Morphable ‘Stitched’ Sensors for Simultaneous Tracking of Bio-analytes in Living Cells

Changes in molecular levels and distribution are associated with all life processes and importantly regulate key decision-making events in biology. Thus, correlated spatiotemporal dynamics of bio-molecules are central to biological function ranging from cell-signaling, transport, immunity, and recycling, to most pathophysiological conditions including cancers, inflammation, and neurodegeneration. In this backdrop, the ability to catch molecules of life in action using optical imaging is extremely powerful. Simultaneous imaging and tracking of bio-analytes require multiplexed chemical tools. We introduce the concept of morphable ‘stitched’ sensors where fluorescent sensors for single-analytes can be selected and joined on a made-to-order basis. The approach involves developing a library of single-analyte sensing units conjugated to short peptide-scaffolds. The single-analyte sensing peptide-scaffolds are ‘stitched’ via native chemical ligation (NCL).
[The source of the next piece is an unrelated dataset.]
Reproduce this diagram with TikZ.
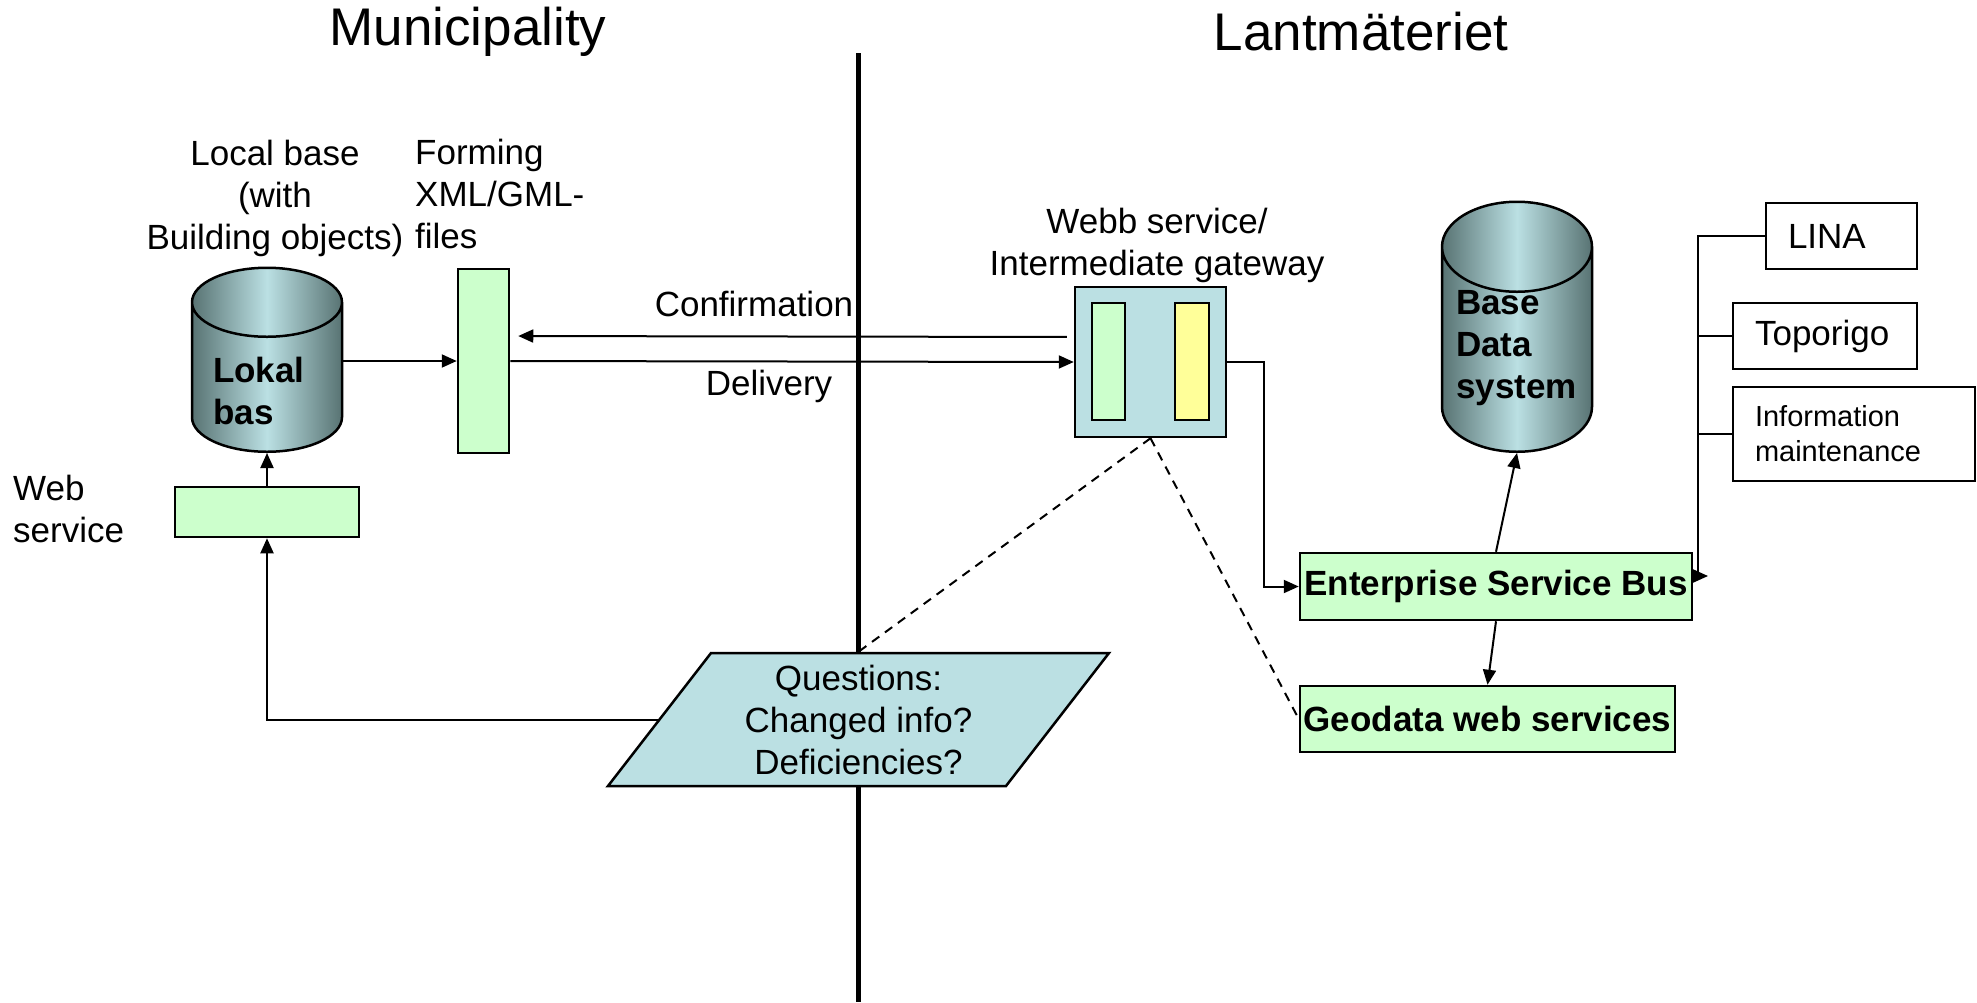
\documentclass[tikz,border=0pt]{standalone}
\usepackage{fontspec}
\setmainfont{Liberation Sans}
\usetikzlibrary{shapes.geometric,arrows.meta,calc}

\definecolor{ltgreen}{HTML}{CCFFCC}
\definecolor{ltyellow}{HTML}{FFFF99}
\definecolor{ltblue}{HTML}{BBE0E3}
\definecolor{cyldark}{HTML}{587373}

\tikzset{
  txt/.style={font=\fontsize{35}{42}\selectfont, inner sep=0pt},
  boldtxt/.style={font=\fontsize{35}{42}\selectfont\bfseries, inner sep=0pt},
  bigtxt/.style={font=\fontsize{53}{60}\selectfont, inner sep=0pt},
  smalltxt/.style={font=\fontsize{29}{35}\selectfont, inner sep=0pt},
  greenbox/.style={draw, line width=2.5pt, fill=ltgreen, inner sep=0pt},
  whitebox/.style={draw, line width=2.5pt, fill=white, inner xsep=22pt, inner ysep=0pt, align=left},
  database/.style={cylinder, shape border rotate=90, draw, line width=2.5pt, inner sep=0pt,
    text width=150pt, left color=cyldark, right color=cyldark, middle color=ltblue},
  conn/.style={line width=2pt, -{Triangle[length=15pt,width=13pt]}},
  link/.style={line width=2pt},
  hint/.style={line width=2pt, dash pattern=on 9pt off 7pt},
}

\begin{document}
\begin{tikzpicture}[x=1pt,y=-1pt]
\useasboundingbox (0,0) rectangle (1977,1002);

% the two sides
\node[bigtxt] (muni) at (468,32) {Municipality};
\node[bigtxt] (lant) at (1361,32) {Lantmäteriet};
\coordinate (divtop) at (858,53);
\coordinate (divbot) at (858,1002);
\draw[line width=5pt] (divtop) -- (divbot);

% municipality
\node[database, minimum height=184pt, aspect=0.46, anchor=south] (lokal) at (267,453) {};
\node[boldtxt, align=left, anchor=west] (lokaltxt) at (213,391) {Lokal\\bas};
\node[greenbox, minimum width=51pt, minimum height=184pt] (form) at (483.5,361) {};
\node[greenbox, minimum width=184pt, minimum height=50pt] (ws) at (267,512) {};
\node[txt, align=center] (lokallbl) at (275,198) {Local base\\(with\\Building objects)};
\node[txt, align=left, anchor=west] (formlbl) at (415,194) {Forming\\XML/GML-\\files};
\node[txt, align=left, anchor=west] (wslbl) at (13,509) {Web\\service};

\node[txt, trapezium, trapezium left angle=46.8, trapezium right angle=133.2,
  trapezium stretches body, draw, line width=2.5pt, fill=ltblue,
  minimum width=501pt, minimum height=133pt, align=center] (ques) at (858.5,719.5)
  {Questions:\\Changed info?\\Deficiencies?};

% lantmateriet
\node[draw, line width=2.5pt, fill=ltblue, minimum width=151pt, minimum height=150pt] (gw) at (1150.5,362) {};
\node[greenbox, minimum width=33pt, minimum height=117pt] (gwin) at (1108.5,361.5) {};
\node[greenbox, fill=ltyellow, minimum width=34pt, minimum height=117pt] (gwout) at (1192,361.5) {};
\node[txt, align=center] (gwlbl) at (1157,245) {Webb service/\\Intermediate gateway};

\node[database, minimum height=250pt, aspect=0.6, anchor=south] (base) at (1517,453) {};
\node[boldtxt, align=left, anchor=west] (basetxt) at (1456,348) {Base\\Data\\system};

\node[greenbox, boldtxt, minimum width=392pt, minimum height=67pt] (esb) at (1496,586.5) {Enterprise Service Bus};
\node[greenbox, boldtxt, minimum width=375pt, minimum height=66pt] (geo) at (1487.5,719) {Geodata web services};

\node[txt, whitebox, text width=107pt, minimum height=66pt] (lina) at (1841.5,236) {LINA};
\node[txt, whitebox, text width=140pt, minimum height=66pt] (topo) at (1825,336) {Toporigo};
\node[smalltxt, whitebox, text width=198pt, minimum height=94pt] (info) at (1854,434) {Information\\maintenance};

% connectors
\draw[conn] (lokal.east |- form.west) -- (form.west);
\draw[conn] (ws.north) -- (lokal.south);
\draw[conn] (ques.west) -| (ws.south);
\draw[conn] (form.east) -- (gw.west);
\draw[conn, shorten <=7pt, shorten >=8pt] ($(gw.west)+(0,-25)$) -- ($(form.east)+(0,-25)$);
\node[txt] (conflbl) at (754,304) {Confirmation};
\node[txt] (delivlbl) at (769,386) {Delivery};
\draw[conn] (gw.east) -- ++(37,0) |- (esb.west);
\draw[conn] (esb.north) -- (base.south);
\draw[conn] (esb.south) -- (geo.north);
\draw[hint] (gw.south) -- (ques.north);
\draw[hint] (gw.south) -- (geo.west);

% bus to the other systems
\coordinate (busbot) at (1698,576);
\draw[link] (lina.west) -| (busbot);
\draw[link] (topo.west) -- (topo.west -| busbot);
\draw[link] (info.west) -- (info.west -| busbot);
\draw[conn] (busbot) -- ++(10,0);
\end{tikzpicture}
\end{document}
Thus, single-analyte sensors can be selected from the same library, based on the biological question to be addressed, in a context dependent manner. The advantage of using short-peptide scaffolds in combination with NCL lies in the ability to generate cell-permeable, modular, bio-compatible multiplexed probes in one go. Here, we report five proof-of-concept multiplexed sensors generated from the same library of single-analyte sensors using our novel morphable ‘stitched’ sensing strategy. Representative bio-analytes, protons and hydrogen peroxide, in combination with the activity of an enzyme Cathepsin B, have been imaged in live cells simultaneously, using cell-permeable multiplexed probes generated using our ‘stitching’ strategy via logic-gate/activity-based sensing schemes. The morphable ‘stitched’ sensing idea is general and can be used to develop multiplexed probes, theranostic agents, and combination therapeutics in the future.